Otis Gardiner, the arch-villain in Coram Boy (published by Mammoth) is modelled on tales of an 18th-century Gloucestershire bogeyman known as the "Coram Man". He claimed to be working for the philanthropist Thomas Coram's hospital for foundling children in London and offered to save mothers from disgrace by taking their unwanted children to Coram's care.
In fact he had no connection with the Coram charity: he would pocket the money, dispose of the children and blackmail the mothers.
Jamila Gavin picked up the Coram Man's trail five years ago near her home town of Stroud. "I had never heard of the Coram Foundation but when I went to the phone book and found that it was still a children's charity and it had a Foundlings' Museum, then I was off."
Coram Boy also draws on the author's love of music (she trained at Trinity College of Music before starting her writing career in the 1970s). It follows the fortunes of Gloucester Cathedral choirboys, Alexander and Thomas. Alexander's son, Aaron, is saved from the Coram Man, brought up in the real Coram institution and taught to sing in an early performance of Handel's Messiah.
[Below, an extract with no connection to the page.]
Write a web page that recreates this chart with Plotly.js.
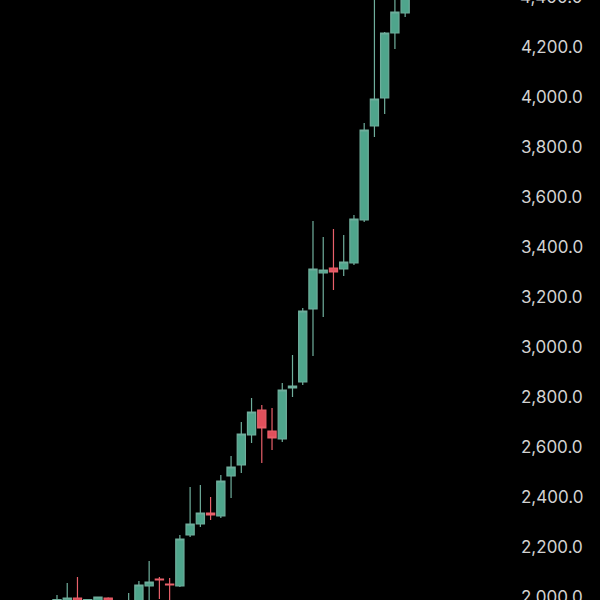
<!DOCTYPE html>
<html>
<head>
<meta charset="utf-8">
<script src="https://cdn.plot.ly/plotly-3.0.1.min.js"></script>
<style>html,body{margin:0;padding:0;background:#000;}#chart{width:600px;height:600px;}</style>
</head>
<body>
<div id="chart"></div>
<script>
const days   = [0,1,2,3,4,5,6,7,8,9,10,11,12,13,14,15,16,17,18,19,20,21,22,23,24,25,26,27,28,29,30,31,32,33,34];
const opens  = [1970,1975,1996,1975,1980,1996,1970,1975,1985,2044,2072,2052,2044,2248,2292,2336,2324,2484,2528,2648,2748,2664,2632,2836,2860,3152,3296,3316,3312,3336,3508,3884,3996,4256,4336];
const highs  = [2008,2056,2080,1990,2002,1999,1985,2016,2064,2144,2080,2076,2248,2440,2448,2400,2488,2564,2700,2796,2768,2756,2856,2968,3156,3504,3440,3472,3448,3528,3896,4420,4260,4420,4460];
const lows   = [1960,1960,1970,1965,1970,1965,1960,1965,1975,1980,1992,1985,2040,2240,2280,2308,2316,2396,2496,2616,2536,2588,2620,2800,2848,2964,3120,3228,3284,3328,3500,3840,3932,4192,4320];
const closes = [1990,1996,1980,1990,2000,1975,1980,1985,2048,2060,2068,2048,2232,2292,2336,2328,2464,2520,2652,2740,2676,2636,2828,2844,3144,3312,3308,3300,3340,3512,3868,3992,4256,4340,4440];

const yRange = [1988, 4388];
const edgeTicks = [4400];
const fmt = v => v.toLocaleString('en-US', {minimumFractionDigits: 1, maximumFractionDigits: 1});
const tickFont = {family: 'Inter, Roboto, sans-serif', size: 17, color: '#d2d2d2'};

const trace = {
  type: 'candlestick',
  x: days, open: opens, high: highs, low: lows, close: closes,
  increasing: {line: {color: '#6fae9c', width: 1.2}, fillcolor: '#4fa58c'},
  decreasing: {line: {color: '#e8606a', width: 1.2}, fillcolor: '#e0505c'},
  whiskerwidth: 0,
  hoverinfo: 'none'
};

const layout = {
  width: 600, height: 600,
  paper_bgcolor: '#000', plot_bgcolor: '#000',
  margin: {l: 0, r: 90, t: 0, b: 0},
  showlegend: false,
  boxgap: 0.2, boxgroupgap: 0,
  xaxis: {range: [-5.566, 44.24], visible: false, showgrid: false, zeroline: false, rangeslider: {visible: false}, fixedrange: true},
  yaxis: {
    side: 'right', range: yRange, dtick: 200, tick0: 0,
    tickformat: ',.1f', showgrid: false, zeroline: false, showline: false,
    ticks: '', ticklabelstandoff: 10, ticklabeloverflow: 'allow',
    tickfont: tickFont
  },
  annotations: edgeTicks.map(v => ({
    text: fmt(v), xref: 'paper', yref: 'paper',
    x: 1, xanchor: 'left', xshift: 8,
    y: (v - yRange[0]) / (yRange[1] - yRange[0]), yanchor: 'middle',
    showarrow: false, font: tickFont
  })),
  font: {family: 'Inter, Roboto, sans-serif', color: '#d2d2d2'}
};

Plotly.newPlot('chart', [trace], layout, {displayModeBar: false, staticPlot: true});
</script>
</body>
</html>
The Whitbread children's award, which was presented in London this week, comes with a prize of pound;3,500. The panel which considered 101 novels included two young judges, Eleanor Pullan from Bristol grammar school (formerly of The Meadows county primary) and Adam Usden from Manchester grammar.
The Marsh Award for Children's Literature in Translation has gone to Duel by David Grossman, translated from Hebrew by Betsey Rosenberg.
This is a love story and cross-generational mystery for 10-year-olds upwards, published by Bloomsbury Children's Books. Betsey Rosenberg gets a prize of pound;750.